The other strategy is to open a business where there are already big markets that are setup. These kind of businesses has the advantage of tapping into huge amount of consumers since the demand is already taken care of(as popular markets have large number of consumers). But, on the other hand it is a very risky strategy. Due to the intense competition in these markets, the quality of the products should also be good otherwise the competition would be lost to other big businesses that are already selling in the market. This strategy is a high risk, high return strategy. Nonetheless, many other factors should also be considered before operating on these kind of neighborhoods(for example: assessing if it’s even worth to spend that much money on the expensive shops)
Neighborhoods of Andheri and Colaba are some of the most expensive neighborhoods in Mumbai but they’re also one of those that have a good number of Gym/Fitness Centers. One way to answer this problem is that there are other factors present possibly emergance of big markets in those areas where large number of consumers shop which could make opening Gyms and Fitness Centers in those areas profitable due to high sales.

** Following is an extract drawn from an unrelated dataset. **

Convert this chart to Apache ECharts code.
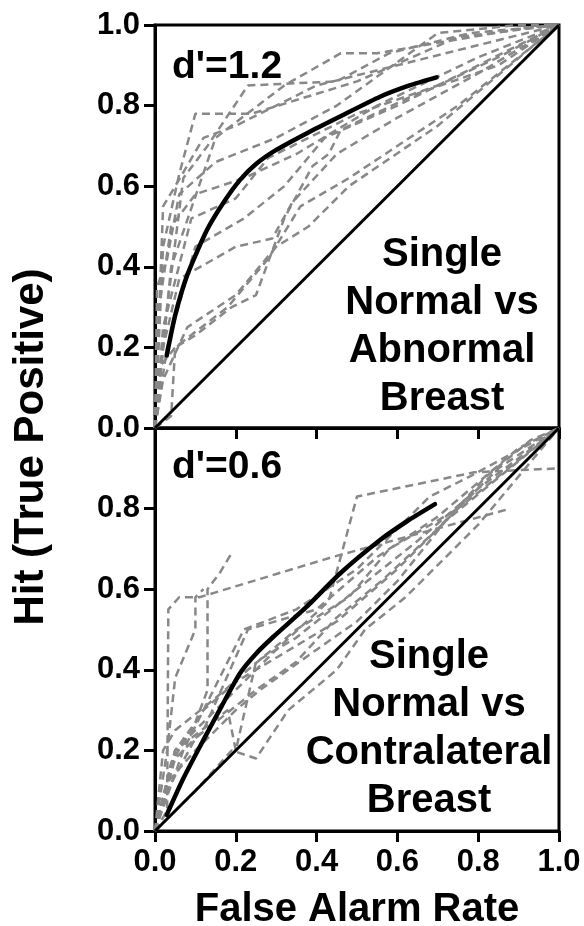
<!DOCTYPE html>
<html>
<head>
<meta charset="utf-8">
<script src="https://cdn.jsdelivr.net/npm/echarts@6/dist/echarts.min.js"></script>
<style>
  html, body { margin: 0; padding: 0; background: #fff; }
  #chart { width: 584px; height: 926px; }
</style>
</head>
<body>
<div id="chart"></div>
<script>
// tick values shared by both panels
var ticks = [0, 0.2, 0.4, 0.6, 0.8, 1.0];

// chance line
var chance = [[0, 0], [1, 1]];

// group-average ROC curves
var meanAbnormal = [[0.029, 0.18], [0.05, 0.28], [0.08, 0.38], [0.128, 0.49], [0.17, 0.56], [0.21, 0.615],
  [0.25, 0.655], [0.3, 0.69], [0.375, 0.731], [0.458, 0.773], [0.557, 0.822], [0.63, 0.85], [0.697, 0.87]];
var meanContra = [[0.029, 0.04], [0.07, 0.13], [0.12, 0.226], [0.165, 0.31], [0.21, 0.391], [0.25, 0.44],
  [0.293, 0.482], [0.375, 0.556], [0.458, 0.639], [0.557, 0.722], [0.623, 0.768], [0.693, 0.811]];

// individual observers, top panel
var runsAbnormal = [
  [[0, 0], [0.02, 0.45], [0.06, 0.63], [0.1, 0.78], [0.24, 0.78], [0.5, 0.86], [0.75, 0.97], [1, 1]],
  [[0, 0], [0.03, 0.3], [0.07, 0.62], [0.13, 0.7], [0.23, 0.85], [0.45, 0.86], [0.58, 0.93], [0.78, 0.98], [1, 1]],
  [[0, 0], [0.04, 0.4], [0.15, 0.72], [0.32, 0.85], [0.46, 0.93], [0.55, 0.93], [0.9, 0.99], [1, 1]],
  [[0, 0], [0.02, 0.25], [0.09, 0.52], [0.2, 0.57], [0.28, 0.67], [0.5, 0.78], [0.7, 0.85], [0.85, 0.92], [1, 1]],
  [[0, 0], [0.03, 0.2], [0.1, 0.45], [0.22, 0.52], [0.32, 0.6], [0.42, 0.72], [0.6, 0.8], [0.8, 0.9], [1, 1]],
  [[0, 0], [0.04, 0.03], [0.05, 0.2], [0.1, 0.23], [0.19, 0.3], [0.25, 0.33], [0.32, 0.52], [0.39, 0.65],
    [0.43, 0.68], [0.46, 0.74], [0.65, 0.83], [0.85, 0.9], [1, 1]],
  [[0, 0], [0.02, 0.2], [0.06, 0.37], [0.2, 0.45], [0.29, 0.47], [0.34, 0.56], [0.45, 0.68], [0.6, 0.77], [0.8, 0.88], [1, 1]],
  [[0, 0], [0.01, 0.15], [0.05, 0.2], [0.18, 0.3], [0.28, 0.42], [0.36, 0.55], [0.48, 0.62], [0.75, 0.8], [1, 1]],
  [[0, 0], [0.02, 0.12], [0.08, 0.25], [0.2, 0.33], [0.3, 0.45], [0.38, 0.5], [0.48, 0.6], [0.7, 0.75], [0.95, 0.96], [1, 1]],
  [[0, 0], [0.02, 0.55], [0.05, 0.6], [0.12, 0.72], [0.2, 0.75], [0.4, 0.85], [0.6, 0.9], [1, 1]],
  [[0, 0], [0.01, 0.3], [0.04, 0.5], [0.1, 0.58], [0.22, 0.62], [0.35, 0.68], [0.55, 0.8], [0.8, 0.92], [1, 1]],
  [[0, 0], [0.005, 0.35], [0.03, 0.42], [0.06, 0.58], [0.15, 0.66], [0.3, 0.72], [0.45, 0.8], [0.7, 0.98], [0.9, 1], [1, 1]]
];

// individual observers, bottom panel
var runsContra = [
  [[0, 0], [0.03, 0.05], [0.033, 0.55], [0.06, 0.58], [0.11, 0.58], [0.44, 0.68], [0.88, 0.8]],
  [[0, 0], [0.05, 0.2], [0.15, 0.3], [0.3, 0.45], [0.43, 0.57], [0.5, 0.83], [0.79, 0.89], [1, 0.9]],
  [[0, 0], [0.05, 0.2], [0.1, 0.27], [0.13, 0.35], [0.13, 0.6], [0.16, 0.64], [0.19, 0.69]],
  [[0, 0], [0.03, 0.2], [0.05, 0.38], [0.1, 0.5], [0.1, 0.58], [0.12, 0.6]],
  [[0, 0], [0.05, 0.18], [0.12, 0.25], [0.23, 0.5], [0.4, 0.55], [0.55, 0.68], [0.7, 0.78], [0.9, 0.95], [1, 1]],
  [[0, 0], [0.04, 0.17], [0.12, 0.3], [0.2, 0.37], [0.3, 0.43], [0.45, 0.52], [0.6, 0.65], [0.75, 0.8], [1, 1]],
  [[0, 0], [0.03, 0.12], [0.1, 0.2], [0.2, 0.3], [0.26, 0.35], [0.4, 0.45], [0.5, 0.52], [0.6, 0.62], [0.72, 0.77], [1, 1]],
  [[0, 0], [0.1, 0.1], [0.19, 0.2], [0.25, 0.18], [0.33, 0.3], [0.45, 0.4], [0.52, 0.5], [0.62, 0.58], [0.8, 0.76], [1, 1]],
  [[0, 0], [0.02, 0.2], [0.05, 0.25], [0.15, 0.33], [0.23, 0.4], [0.35, 0.5], [0.48, 0.58], [0.58, 0.7], [0.75, 0.8], [0.85, 0.9], [1, 1]],
  [[0, 0], [0.05, 0.2], [0.18, 0.3], [0.2, 0.2], [0.25, 0.42], [0.35, 0.48], [0.5, 0.6], [0.65, 0.72], [0.8, 0.85], [1, 1]],
  [[0, 0], [0.03, 0.1], [0.1, 0.23], [0.25, 0.35], [0.35, 0.42], [0.45, 0.53], [0.56, 0.62], [0.7, 0.75], [0.82, 0.88], [0.93, 0.97], [1, 1]],
  [[0, 0], [0.07, 0.2], [0.22, 0.5], [0.35, 0.55], [0.5, 0.65], [0.68, 0.83], [0.78, 0.88], [1, 1]]
];

var FONT = 'Liberation Sans, Arial, sans-serif';

function xAxisFor(grid, showLabels) {
  return {
    type: 'value', gridIndex: grid, min: 0, max: 1, interval: 0.2,
    axisLine: { lineStyle: { color: '#000', width: 3 } },
    axisTick: { show: true, length: 11, lineStyle: { color: '#000', width: 3 } },
    splitLine: { show: false },
    axisLabel: {
      show: showLabels, margin: 16, color: '#000', fontSize: 31, fontWeight: 'bold', fontFamily: FONT,
      formatter: function (v) { return v.toFixed(1); }
    }
  };
}

function yAxisFor(grid, hideTop) {
  return {
    type: 'value', gridIndex: grid, min: 0, max: 1, interval: 0.2,
    axisLine: { lineStyle: { color: '#000', width: 3 } },
    axisTick: { show: true, length: 11, lineStyle: { color: '#000', width: 3 } },
    splitLine: { show: false },
    axisLabel: {
      margin: 15, color: '#000', fontSize: 31, fontWeight: 'bold', fontFamily: FONT,
      formatter: function (v) { return (hideTop && v === 1) ? '' : v.toFixed(1); }
    }
  };
}

function panelSeries(idx, runs, mean) {
  var out = [];
  runs.forEach(function (r) {
    out.push({
      type: 'line', xAxisIndex: idx, yAxisIndex: idx, data: r, symbol: 'none', z: 2,
      lineStyle: { color: '#888', width: 2.5, type: [8, 5] }
    });
  });
  out.push({
    type: 'line', xAxisIndex: idx, yAxisIndex: idx, data: chance, symbol: 'none', z: 4,
    lineStyle: { color: '#000', width: 3 }
  });
  out.push({
    type: 'line', xAxisIndex: idx, yAxisIndex: idx, data: mean, symbol: 'none', smooth: 0.2, z: 5,
    lineStyle: { color: '#000', width: 4.5, cap: 'round', join: 'round' }
  });
  return out;
}

var chart = echarts.init(document.getElementById('chart'));
chart.setOption({
  animation: false,
  backgroundColor: '#fff',
  grid: [
    { left: 155, top: 25, width: 404, height: 403, show: true, borderColor: '#000', borderWidth: 3 },
    { left: 155, top: 428, width: 404, height: 403, show: true, borderColor: '#000', borderWidth: 3 }
  ],
  xAxis: [xAxisFor(0, false), xAxisFor(1, true)],
  yAxis: [yAxisFor(0, false), yAxisFor(1, true)],
  series: panelSeries(0, runsAbnormal, meanAbnormal).concat(panelSeries(1, runsContra, meanContra)),
  graphic: [
    { type: 'text', left: 172, top: 48, z: 10,
      style: { text: "d'=1.2", fill: '#000', font: 'bold 39px ' + FONT } },
    { type: 'text', left: 172, top: 448, z: 10,
      style: { text: "d'=0.6", fill: '#000', font: 'bold 39px ' + FONT } },
    { type: 'text', x: 442, y: 231, z: 10,
      style: { text: 'Single\nNormal vs\nAbnormal\nBreast', fill: '#000', font: 'bold 40px ' + FONT,
        align: 'center', verticalAlign: 'top', lineHeight: 48 } },
    { type: 'text', x: 429, y: 633, z: 10,
      style: { text: 'Single\nNormal vs\nContralateral\nBreast', fill: '#000', font: 'bold 40px ' + FONT,
        align: 'center', verticalAlign: 'top', lineHeight: 48 } },
    { type: 'text', x: 357, y: 910, z: 10,
      style: { text: 'False Alarm Rate', fill: '#000', font: 'bold 40px ' + FONT,
        align: 'center', verticalAlign: 'middle' } },
    { type: 'text', x: 31, y: 447, rotation: Math.PI / 2, z: 10,
      style: { text: 'Hit (True Positive)', fill: '#000', font: 'bold 42px ' + FONT,
        align: 'center', verticalAlign: 'middle' } }
  ]
});
</script>
</body>
</html>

## Conclusion  <a name="conclusion"></a>

The main objective of our project is to find the best venues in different Neighborhoods of Mumbai and to assess which of these locations would be best to open a Gym or Fitness Center.
Our project helped us to answer these kind of questions.
For any given search query, we can find how many shops related to that query is in a particular Neighborhood of Mumbai. Based on this data, it will help to make the decision regarding where to open a Gym or Fitness Center in Mumbai very easy and straightforward.